(Source data)
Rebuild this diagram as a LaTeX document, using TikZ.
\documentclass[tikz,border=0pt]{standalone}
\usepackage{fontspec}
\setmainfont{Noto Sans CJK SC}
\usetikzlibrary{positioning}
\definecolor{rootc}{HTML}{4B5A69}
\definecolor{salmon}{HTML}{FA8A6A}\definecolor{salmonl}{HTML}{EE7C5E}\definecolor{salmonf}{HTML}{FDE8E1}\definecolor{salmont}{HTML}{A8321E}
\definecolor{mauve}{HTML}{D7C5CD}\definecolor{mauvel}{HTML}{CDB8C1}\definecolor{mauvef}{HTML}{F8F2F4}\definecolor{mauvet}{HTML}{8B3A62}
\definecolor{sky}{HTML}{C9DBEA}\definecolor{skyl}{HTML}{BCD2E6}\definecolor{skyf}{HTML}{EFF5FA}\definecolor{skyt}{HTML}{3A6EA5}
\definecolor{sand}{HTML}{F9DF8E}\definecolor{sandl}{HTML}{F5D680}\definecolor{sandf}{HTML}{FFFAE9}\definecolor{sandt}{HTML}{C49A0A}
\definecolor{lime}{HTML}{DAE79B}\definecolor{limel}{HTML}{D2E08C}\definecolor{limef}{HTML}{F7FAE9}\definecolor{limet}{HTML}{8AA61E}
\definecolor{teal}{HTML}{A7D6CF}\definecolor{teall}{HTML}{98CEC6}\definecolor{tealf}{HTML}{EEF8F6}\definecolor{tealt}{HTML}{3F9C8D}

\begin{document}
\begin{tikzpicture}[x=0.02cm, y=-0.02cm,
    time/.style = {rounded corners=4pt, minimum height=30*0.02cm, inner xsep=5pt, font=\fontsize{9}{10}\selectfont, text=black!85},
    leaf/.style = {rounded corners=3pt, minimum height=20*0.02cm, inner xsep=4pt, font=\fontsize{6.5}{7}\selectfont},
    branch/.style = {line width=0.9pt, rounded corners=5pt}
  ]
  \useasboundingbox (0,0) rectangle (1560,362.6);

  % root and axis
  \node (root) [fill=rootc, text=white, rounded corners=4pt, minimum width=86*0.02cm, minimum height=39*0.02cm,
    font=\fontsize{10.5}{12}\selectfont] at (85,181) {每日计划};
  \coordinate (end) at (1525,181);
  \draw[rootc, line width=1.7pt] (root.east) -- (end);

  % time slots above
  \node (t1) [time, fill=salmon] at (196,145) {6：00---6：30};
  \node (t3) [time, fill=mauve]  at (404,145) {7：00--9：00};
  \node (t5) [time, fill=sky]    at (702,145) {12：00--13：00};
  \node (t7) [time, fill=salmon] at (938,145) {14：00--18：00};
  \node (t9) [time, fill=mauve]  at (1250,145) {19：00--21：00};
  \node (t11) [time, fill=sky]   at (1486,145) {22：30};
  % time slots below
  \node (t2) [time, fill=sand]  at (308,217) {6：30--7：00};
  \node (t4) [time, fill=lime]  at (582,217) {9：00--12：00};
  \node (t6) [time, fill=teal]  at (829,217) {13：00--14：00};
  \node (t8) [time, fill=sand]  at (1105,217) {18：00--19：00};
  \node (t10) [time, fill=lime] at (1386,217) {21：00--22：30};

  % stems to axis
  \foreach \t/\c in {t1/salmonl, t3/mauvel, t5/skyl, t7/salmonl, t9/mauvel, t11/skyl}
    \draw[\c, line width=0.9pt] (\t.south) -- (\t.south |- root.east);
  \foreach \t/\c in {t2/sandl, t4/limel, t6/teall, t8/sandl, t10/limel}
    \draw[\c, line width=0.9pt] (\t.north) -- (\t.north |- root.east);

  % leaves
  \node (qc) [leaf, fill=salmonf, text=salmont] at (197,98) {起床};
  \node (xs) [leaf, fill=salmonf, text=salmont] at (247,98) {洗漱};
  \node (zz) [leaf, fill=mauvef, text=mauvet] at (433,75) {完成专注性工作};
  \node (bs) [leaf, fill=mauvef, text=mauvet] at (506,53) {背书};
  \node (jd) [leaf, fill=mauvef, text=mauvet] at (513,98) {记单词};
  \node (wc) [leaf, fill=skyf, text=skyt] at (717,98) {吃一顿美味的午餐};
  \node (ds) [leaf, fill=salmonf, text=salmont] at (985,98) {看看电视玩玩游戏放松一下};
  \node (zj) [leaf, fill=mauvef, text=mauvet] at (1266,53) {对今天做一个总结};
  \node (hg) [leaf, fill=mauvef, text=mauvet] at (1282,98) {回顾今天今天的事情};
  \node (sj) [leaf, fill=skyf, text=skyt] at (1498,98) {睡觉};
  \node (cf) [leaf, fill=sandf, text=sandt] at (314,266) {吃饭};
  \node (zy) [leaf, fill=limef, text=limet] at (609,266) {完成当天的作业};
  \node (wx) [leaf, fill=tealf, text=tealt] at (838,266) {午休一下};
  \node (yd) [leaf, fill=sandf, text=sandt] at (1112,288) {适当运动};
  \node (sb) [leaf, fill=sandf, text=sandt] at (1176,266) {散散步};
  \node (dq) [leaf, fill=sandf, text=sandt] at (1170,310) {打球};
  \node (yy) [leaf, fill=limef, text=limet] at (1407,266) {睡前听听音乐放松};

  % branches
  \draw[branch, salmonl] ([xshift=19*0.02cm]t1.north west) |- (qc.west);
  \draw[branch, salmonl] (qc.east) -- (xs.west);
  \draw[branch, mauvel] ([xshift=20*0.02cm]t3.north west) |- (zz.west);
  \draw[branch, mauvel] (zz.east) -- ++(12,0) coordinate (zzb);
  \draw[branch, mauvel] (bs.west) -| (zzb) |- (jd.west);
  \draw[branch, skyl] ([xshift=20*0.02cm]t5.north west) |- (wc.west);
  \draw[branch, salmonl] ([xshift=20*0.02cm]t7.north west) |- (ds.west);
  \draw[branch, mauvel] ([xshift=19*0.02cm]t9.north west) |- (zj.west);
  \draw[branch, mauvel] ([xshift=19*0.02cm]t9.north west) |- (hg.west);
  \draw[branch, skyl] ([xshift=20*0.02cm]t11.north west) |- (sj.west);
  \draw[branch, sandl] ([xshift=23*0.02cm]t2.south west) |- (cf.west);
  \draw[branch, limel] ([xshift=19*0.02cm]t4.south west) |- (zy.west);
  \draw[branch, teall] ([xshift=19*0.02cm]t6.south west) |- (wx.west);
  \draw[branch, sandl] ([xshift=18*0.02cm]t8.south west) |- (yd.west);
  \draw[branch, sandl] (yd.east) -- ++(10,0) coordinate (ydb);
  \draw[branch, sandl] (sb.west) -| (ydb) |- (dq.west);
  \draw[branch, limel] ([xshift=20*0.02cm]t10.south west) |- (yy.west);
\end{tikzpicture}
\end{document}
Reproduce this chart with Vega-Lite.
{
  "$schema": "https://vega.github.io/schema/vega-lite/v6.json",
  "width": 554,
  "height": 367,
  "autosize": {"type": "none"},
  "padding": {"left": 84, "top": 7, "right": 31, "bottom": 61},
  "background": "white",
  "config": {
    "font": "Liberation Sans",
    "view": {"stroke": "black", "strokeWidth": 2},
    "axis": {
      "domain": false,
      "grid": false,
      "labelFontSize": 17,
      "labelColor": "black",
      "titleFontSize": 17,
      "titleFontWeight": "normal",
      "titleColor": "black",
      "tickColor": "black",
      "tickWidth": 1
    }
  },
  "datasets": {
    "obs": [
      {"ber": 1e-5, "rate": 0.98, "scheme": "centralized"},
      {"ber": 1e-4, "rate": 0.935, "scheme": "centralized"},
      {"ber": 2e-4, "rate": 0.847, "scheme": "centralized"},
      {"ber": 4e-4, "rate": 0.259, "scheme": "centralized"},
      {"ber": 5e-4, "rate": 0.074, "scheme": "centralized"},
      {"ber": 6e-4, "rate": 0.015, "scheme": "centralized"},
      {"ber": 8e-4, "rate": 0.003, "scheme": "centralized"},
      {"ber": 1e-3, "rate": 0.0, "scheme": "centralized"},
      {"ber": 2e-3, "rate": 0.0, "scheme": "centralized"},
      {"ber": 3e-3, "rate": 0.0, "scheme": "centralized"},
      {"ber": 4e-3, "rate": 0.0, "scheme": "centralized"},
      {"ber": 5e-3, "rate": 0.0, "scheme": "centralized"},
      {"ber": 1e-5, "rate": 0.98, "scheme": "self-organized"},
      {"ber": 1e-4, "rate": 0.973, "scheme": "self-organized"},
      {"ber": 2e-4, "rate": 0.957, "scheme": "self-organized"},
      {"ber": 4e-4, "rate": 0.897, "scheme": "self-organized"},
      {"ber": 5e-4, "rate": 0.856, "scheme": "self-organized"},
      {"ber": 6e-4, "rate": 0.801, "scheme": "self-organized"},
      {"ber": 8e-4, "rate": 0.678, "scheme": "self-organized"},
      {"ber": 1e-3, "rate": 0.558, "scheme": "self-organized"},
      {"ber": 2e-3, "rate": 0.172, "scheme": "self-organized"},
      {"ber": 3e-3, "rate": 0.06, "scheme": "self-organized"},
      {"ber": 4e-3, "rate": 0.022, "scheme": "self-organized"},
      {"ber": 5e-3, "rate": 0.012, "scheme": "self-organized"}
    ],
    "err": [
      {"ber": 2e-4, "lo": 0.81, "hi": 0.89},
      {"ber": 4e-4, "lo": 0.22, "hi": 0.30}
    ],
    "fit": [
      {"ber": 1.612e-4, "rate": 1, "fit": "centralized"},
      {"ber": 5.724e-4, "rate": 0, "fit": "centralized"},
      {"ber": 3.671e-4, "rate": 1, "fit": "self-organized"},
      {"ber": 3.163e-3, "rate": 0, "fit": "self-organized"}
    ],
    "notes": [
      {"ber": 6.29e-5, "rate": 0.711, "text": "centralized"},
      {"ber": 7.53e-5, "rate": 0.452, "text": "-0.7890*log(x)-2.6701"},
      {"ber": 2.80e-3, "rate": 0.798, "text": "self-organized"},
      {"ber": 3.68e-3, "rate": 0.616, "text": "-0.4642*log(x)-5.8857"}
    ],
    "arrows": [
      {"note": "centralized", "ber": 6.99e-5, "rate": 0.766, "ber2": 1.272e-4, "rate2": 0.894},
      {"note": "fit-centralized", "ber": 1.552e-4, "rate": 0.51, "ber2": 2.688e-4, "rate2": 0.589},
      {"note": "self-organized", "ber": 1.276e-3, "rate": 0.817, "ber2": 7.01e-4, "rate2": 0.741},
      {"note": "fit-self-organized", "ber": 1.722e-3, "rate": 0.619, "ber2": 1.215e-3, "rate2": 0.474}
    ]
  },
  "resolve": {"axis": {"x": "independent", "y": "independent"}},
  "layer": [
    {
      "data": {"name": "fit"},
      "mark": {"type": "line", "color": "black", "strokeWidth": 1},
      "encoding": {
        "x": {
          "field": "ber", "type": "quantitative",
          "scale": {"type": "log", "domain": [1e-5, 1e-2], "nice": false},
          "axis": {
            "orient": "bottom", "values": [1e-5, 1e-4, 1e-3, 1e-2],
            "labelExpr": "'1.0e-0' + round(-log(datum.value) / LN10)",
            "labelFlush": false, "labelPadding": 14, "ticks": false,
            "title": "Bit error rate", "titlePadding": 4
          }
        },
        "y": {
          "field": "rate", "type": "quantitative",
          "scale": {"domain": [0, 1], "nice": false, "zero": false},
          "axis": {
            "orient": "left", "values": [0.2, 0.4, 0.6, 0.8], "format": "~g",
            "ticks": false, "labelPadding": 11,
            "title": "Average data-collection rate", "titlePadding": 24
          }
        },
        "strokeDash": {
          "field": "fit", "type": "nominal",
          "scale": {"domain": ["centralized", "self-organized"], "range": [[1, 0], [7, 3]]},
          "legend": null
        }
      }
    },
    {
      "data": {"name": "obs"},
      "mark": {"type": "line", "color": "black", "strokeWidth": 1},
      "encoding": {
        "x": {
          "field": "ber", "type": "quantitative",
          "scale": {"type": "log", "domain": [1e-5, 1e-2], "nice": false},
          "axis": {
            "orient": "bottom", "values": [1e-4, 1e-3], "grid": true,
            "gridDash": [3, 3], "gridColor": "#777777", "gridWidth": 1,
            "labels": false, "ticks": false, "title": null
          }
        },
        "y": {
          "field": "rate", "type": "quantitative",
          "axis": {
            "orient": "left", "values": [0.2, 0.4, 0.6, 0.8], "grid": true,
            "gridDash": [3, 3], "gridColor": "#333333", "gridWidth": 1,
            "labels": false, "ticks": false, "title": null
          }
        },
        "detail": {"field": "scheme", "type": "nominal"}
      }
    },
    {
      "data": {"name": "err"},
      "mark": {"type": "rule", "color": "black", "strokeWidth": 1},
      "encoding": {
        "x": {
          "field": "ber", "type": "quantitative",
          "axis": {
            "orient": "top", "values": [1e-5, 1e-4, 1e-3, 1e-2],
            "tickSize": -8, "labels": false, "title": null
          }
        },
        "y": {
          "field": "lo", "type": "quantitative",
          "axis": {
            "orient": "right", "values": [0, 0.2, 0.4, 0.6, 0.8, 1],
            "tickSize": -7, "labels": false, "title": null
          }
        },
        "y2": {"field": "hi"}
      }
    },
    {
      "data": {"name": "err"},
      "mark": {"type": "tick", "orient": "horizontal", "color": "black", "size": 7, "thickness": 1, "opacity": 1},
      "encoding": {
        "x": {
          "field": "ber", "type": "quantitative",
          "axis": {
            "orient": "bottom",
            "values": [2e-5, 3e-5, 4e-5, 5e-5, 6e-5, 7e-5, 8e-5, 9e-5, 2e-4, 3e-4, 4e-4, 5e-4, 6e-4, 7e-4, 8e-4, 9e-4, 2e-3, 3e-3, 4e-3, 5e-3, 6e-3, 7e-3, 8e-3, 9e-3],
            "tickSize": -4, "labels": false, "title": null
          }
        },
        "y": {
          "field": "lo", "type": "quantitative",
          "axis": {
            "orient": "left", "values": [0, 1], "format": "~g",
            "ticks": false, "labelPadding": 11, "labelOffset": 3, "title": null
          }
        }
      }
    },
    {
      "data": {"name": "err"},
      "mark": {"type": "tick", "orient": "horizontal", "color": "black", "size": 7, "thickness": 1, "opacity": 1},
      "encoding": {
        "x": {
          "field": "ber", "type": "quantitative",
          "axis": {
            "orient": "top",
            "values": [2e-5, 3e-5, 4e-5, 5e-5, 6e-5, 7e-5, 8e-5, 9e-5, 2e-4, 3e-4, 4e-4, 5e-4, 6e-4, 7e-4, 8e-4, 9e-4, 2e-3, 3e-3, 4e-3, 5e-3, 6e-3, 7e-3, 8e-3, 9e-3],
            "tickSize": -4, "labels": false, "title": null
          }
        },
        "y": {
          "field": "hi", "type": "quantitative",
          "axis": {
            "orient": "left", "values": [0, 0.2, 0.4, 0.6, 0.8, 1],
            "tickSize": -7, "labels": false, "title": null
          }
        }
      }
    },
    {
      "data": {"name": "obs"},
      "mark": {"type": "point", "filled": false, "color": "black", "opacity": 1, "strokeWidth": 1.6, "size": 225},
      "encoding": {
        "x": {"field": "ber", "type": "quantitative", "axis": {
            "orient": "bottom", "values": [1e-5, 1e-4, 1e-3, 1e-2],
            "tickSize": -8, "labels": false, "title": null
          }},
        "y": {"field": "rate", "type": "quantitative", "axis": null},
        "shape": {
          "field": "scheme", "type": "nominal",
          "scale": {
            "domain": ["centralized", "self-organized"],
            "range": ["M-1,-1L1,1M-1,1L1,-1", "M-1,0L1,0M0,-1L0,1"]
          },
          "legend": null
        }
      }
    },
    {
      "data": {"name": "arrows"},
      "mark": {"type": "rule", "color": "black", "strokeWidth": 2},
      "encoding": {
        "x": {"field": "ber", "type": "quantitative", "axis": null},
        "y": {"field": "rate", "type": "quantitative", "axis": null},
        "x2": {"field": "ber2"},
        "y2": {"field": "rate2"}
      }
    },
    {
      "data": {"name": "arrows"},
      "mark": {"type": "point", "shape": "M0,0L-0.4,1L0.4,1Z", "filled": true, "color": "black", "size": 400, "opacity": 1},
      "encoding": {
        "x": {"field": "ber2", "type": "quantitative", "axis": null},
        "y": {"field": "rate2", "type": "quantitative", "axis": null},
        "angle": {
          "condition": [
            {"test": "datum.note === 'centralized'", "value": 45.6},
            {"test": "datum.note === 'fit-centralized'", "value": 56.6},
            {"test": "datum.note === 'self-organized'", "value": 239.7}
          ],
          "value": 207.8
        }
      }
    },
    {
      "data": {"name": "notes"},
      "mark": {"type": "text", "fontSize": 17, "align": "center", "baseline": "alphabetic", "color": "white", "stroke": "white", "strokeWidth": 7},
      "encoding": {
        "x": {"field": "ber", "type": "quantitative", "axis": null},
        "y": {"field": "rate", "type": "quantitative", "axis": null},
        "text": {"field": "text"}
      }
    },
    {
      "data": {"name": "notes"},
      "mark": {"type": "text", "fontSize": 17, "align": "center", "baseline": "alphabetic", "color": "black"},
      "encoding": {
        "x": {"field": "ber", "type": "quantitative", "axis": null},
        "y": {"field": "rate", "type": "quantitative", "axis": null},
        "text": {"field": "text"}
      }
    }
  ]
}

§ **TASK BRIEF**
Pull out every line above that holds the word "this".

§ **EXPECTED OUTPUT**
Rebuild this diagram as a LaTeX document, using TikZ.
Reproduce this chart with Vega-Lite.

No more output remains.